Suppose I have something like
\left( \nabla_\mu \nabla_\beta - \nabla_\beta \nabla_\mu \right) V^\mu = R_{\nu \beta} V^\nu
Can since all the terms involving $\mu$ on the left and $\nu$ on the right are contractions, can I simply do:
\left( \nabla^\mu \nabla_\beta - \nabla_\beta \nabla^\mu \right) V_{\mu} = R^\nu_{\beta} V_{\nu}?

 

[Orodruin]

As long as the connection is metric compatible.

 

[unscientific]

As long as the connection is metric compatible.

But my concern is that in the first term on the LHS, the gradient operator is acting on the gradient operator via $\nabla_\mu (\nabla_\beta) V^\mu$, and not on the vector $V^\mu$. I thought for contractions, these have to be acting on one another?

 

[Orodruin]

But my concern is that in the first term on the LHS, the gradient operator is acting on the gradient operator via $\nabla_\mu (\nabla_\beta) V^\mu$, and not on the vector $V^\mu$. I thought for contractions, these have to be acting on one another?

No, this is not how to interpret the LHS. The operators are each acting on $V^\mu$, one after the other.

 

[unscientific]

No, this is not how to interpret the LHS. The operators are each acting on $V^\mu$, one after the other.

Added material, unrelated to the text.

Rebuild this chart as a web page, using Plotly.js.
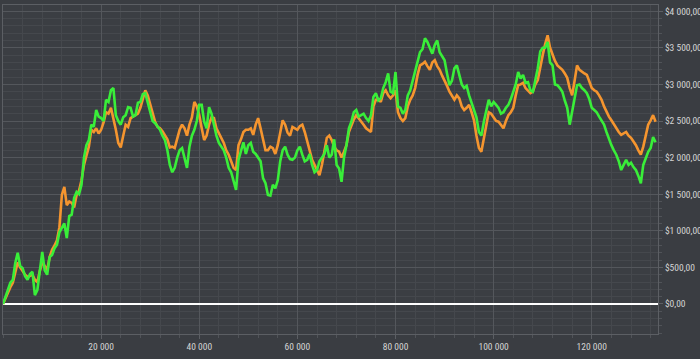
<!DOCTYPE html>
<html>
<head>
<meta charset="utf-8">
<script src="https://cdn.plot.ly/plotly-3.0.1.min.js"></script>
<style>
html,body{margin:0;padding:0;background:#3a3d42;}
#chart{width:700px;height:359px;}
</style>
</head>
<body>
<div id="chart"></div>
<script>
// samples every 500 trades
var stepX = 500;
var greenValues = [0,100,190,290,330,560,700,520,490,380,330,410,440,120,190,480,710,460,400,640,
670,760,810,980,1040,1100,900,1200,1220,1450,1530,1500,1630,2000,2170,2240,2450,2420,2650,2560,
2540,2500,2790,2760,2920,2950,2580,2500,2450,2550,2580,2690,2680,2560,2580,2750,2760,2870,2880,2750,
2650,2500,2470,2420,2380,2300,2240,2100,1900,1800,1860,2000,2100,2130,1970,1860,2150,2300,2380,2500,
2720,2720,2490,2400,2690,2600,2450,2300,2200,2150,2100,2000,1860,1800,1670,1560,1970,2100,2210,2050,
2170,2200,2080,2050,2000,1950,1720,1650,1490,1480,1630,1580,1690,1950,2100,2150,2040,1980,1970,2000,
2100,2150,2040,1950,1970,2050,1900,1800,1830,1950,2000,2050,2170,2000,2040,2250,1900,1850,1670,2000,
2170,2400,2490,2620,2650,2560,2580,2600,2540,2500,2580,2830,2880,2780,2810,2950,3030,3150,2900,2880,
3170,2700,2680,2600,2650,2850,2920,3050,3170,3300,3440,3480,3630,3580,3500,3420,3540,3600,3440,3380,
3330,3150,2990,3050,3220,3260,3130,3000,2950,2980,2850,2750,2650,2550,2350,2300,2490,2650,2790,2700,
2760,2720,2680,2600,2620,2680,2720,2800,2900,3000,3170,3080,3130,3020,3030,2920,2900,3050,3220,3450,
3500,3500,3580,3300,3260,3000,2990,2950,2900,2780,2680,2450,2650,2850,2990,3000,2950,2920,2880,2800,
2680,2650,2620,2560,2510,2450,2350,2250,2170,2100,2040,1950,1830,1900,1970,1900,1930,1870,1830,1750,
1650,1900,2000,2080,2130,2280,2210];
var orangeValues = [0,80,150,230,290,420,570,500,440,400,370,380,400,330,300,450,570,520,460,640,
740,800,870,1050,1490,1600,1350,1400,1380,1320,1490,1550,1690,1900,2040,2150,2380,2350,2400,2330,
2380,2480,2620,2600,2680,2550,2380,2200,2140,2300,2450,2420,2540,2560,2580,2600,2680,2800,2920,2850,
2720,2600,2490,2420,2400,2360,2310,2250,2140,2150,2130,2250,2380,2450,2400,2300,2450,2550,2760,2700,
2580,2400,2240,2300,2450,2550,2540,2400,2340,2280,2200,2100,2040,1950,1860,1830,2170,2250,2350,2380,
2380,2400,2310,2450,2540,2400,2240,2100,2100,2150,2130,2050,2170,2350,2510,2450,2340,2300,2420,2400,
2380,2430,2450,2350,2240,2100,1970,1900,1830,1760,1900,2100,2270,2300,2240,2150,2100,2080,2000,2080,
2170,2350,2450,2520,2580,2540,2490,2450,2400,2380,2350,2700,2790,2800,2760,2880,2920,2850,2810,2850,
2920,2620,2540,2500,2540,2700,2790,2850,2950,3130,3260,3280,3310,3250,3200,3300,3330,3250,3200,3120,
3060,2980,2900,2850,2790,2850,2810,2700,2650,2680,2720,2620,2510,2300,2130,2080,2270,2450,2620,2600,
2540,2500,2490,2450,2400,2500,2580,2620,2680,2850,2990,3000,3020,2950,2920,2880,2900,3000,3060,3250,
3400,3550,3670,3500,3400,3320,3260,3230,3200,3150,3090,2950,2850,3050,3260,3200,3170,3150,3130,3050,
2950,2920,2900,2850,2790,2700,2620,2560,2510,2450,2400,2350,2310,2330,2350,2300,2270,2220,2170,2100,
2040,2150,2310,2450,2510,2580,2490];
var xTickValues = [20000,40000,60000,80000,100000,120000];

function xsFor(arr){ return arr.map(function(_, i){ return i * stepX; }); }

var data = [
  {x: xsFor(orangeValues), y: orangeValues, type: 'scatter', mode: 'lines', line: {color: '#f5952f', width: 2.6}, hoverinfo: 'skip'},
  {x: xsFor(greenValues), y: greenValues, type: 'scatter', mode: 'lines', line: {color: '#39ee39', width: 2.6}, hoverinfo: 'skip'}
];

var layout = {
  width: 700, height: 359,
  margin: {l: 3, r: 42, t: 5, b: 25},
  paper_bgcolor: '#3a3d42',
  plot_bgcolor: '#3b3e43',
  showlegend: false,
  separators: ', ',
  font: {family: 'Roboto Condensed, Liberation Sans, sans-serif', size: 9.5, color: '#d4d4d4'},
  xaxis: {
    range: [0, 133500],
    tickvals: xTickValues,
    tickformat: ',d',
    showgrid: true, gridcolor: '#54575c', gridwidth: 1,
    zeroline: false,
    showline: true, linecolor: '#5c5f64', linewidth: 1, mirror: true,
    ticks: 'outside', ticklen: 4, tickcolor: '#5c5f64',
    minor: {dtick: 4000, tick0: 0, showgrid: true, gridcolor: '#45484d', ticks: 'outside', ticklen: 3, tickcolor: '#505358'}
  },
  yaxis: {
    side: 'right',
    range: [-410, 4085],
    dtick: 500, tick0: 0,
    tickformat: '$,.2f',
    showgrid: true, gridcolor: '#54575c', gridwidth: 1,
    zeroline: true, zerolinecolor: '#ffffff', zerolinewidth: 2,
    showline: true, linecolor: '#5c5f64', linewidth: 1, mirror: true,
    ticks: 'outside', ticklen: 4, tickcolor: '#5c5f64',
    minor: {dtick: 100, showgrid: true, gridcolor: '#45484d', ticks: 'outside', ticklen: 3, tickcolor: '#505358'}
  }
};

Plotly.newPlot('chart', data, layout, {staticPlot: true, displayModeBar: false});
</script>
</body>
</html>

Ok, now I'm confused. I thought the chain rule applies:
\nabla^\mu \left( \nabla_\mu A_\nu \right) = \nabla^\mu \left( \nabla_\mu\right) A_\nu + \nabla_\mu \nabla^\mu A_\nu

 

[unscientific]

No, this is not how to interpret the LHS. The operators are each acting on $V^\mu$, one after the other.

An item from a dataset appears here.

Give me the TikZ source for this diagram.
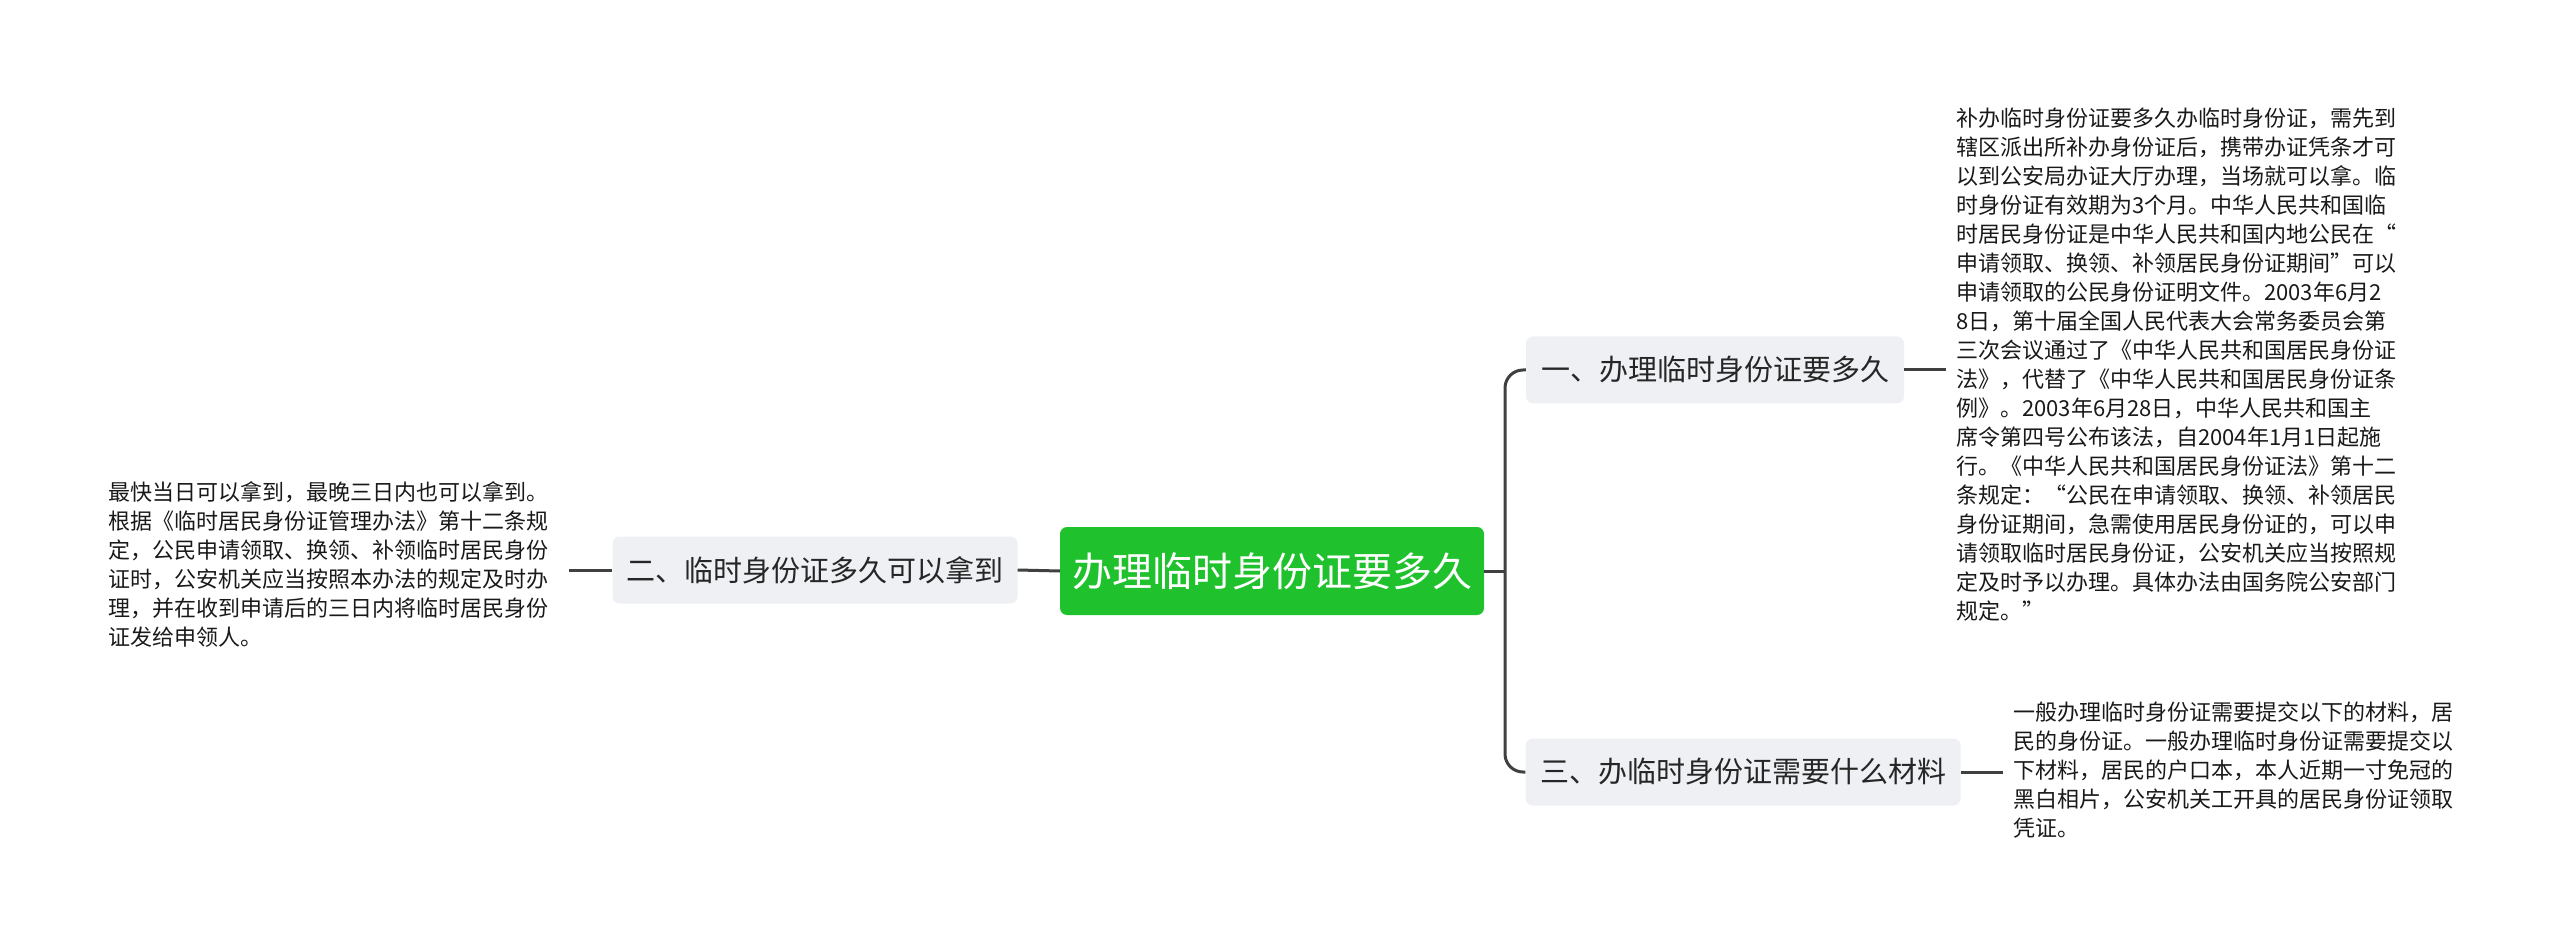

If I have something like $F_{\mu \nu} = \nabla_\mu A_\nu - \nabla_\nu A_\mu$, what will $\nabla^\mu F_{\mu \nu}$ look like?

 

[Orodruin]

What do you mean by $\nabla_\mu(\nabla^\mu)$? This is an operator applied to an operator. The only way to make sense of this is to apply the right operator to something first and then apply the left to the result.

 

[haushofer]

If I have something like $F_{\mu \nu} = \nabla_\mu A_\nu - \nabla_\nu A_\mu$, what will $\nabla^\mu F_{\mu \nu}$ look like?

You should write out this covariant derivative first in terms of F, and then in that expression write out F in terms of A. If your connection is symmetric, F can be expressed in terms of partial derivatives only.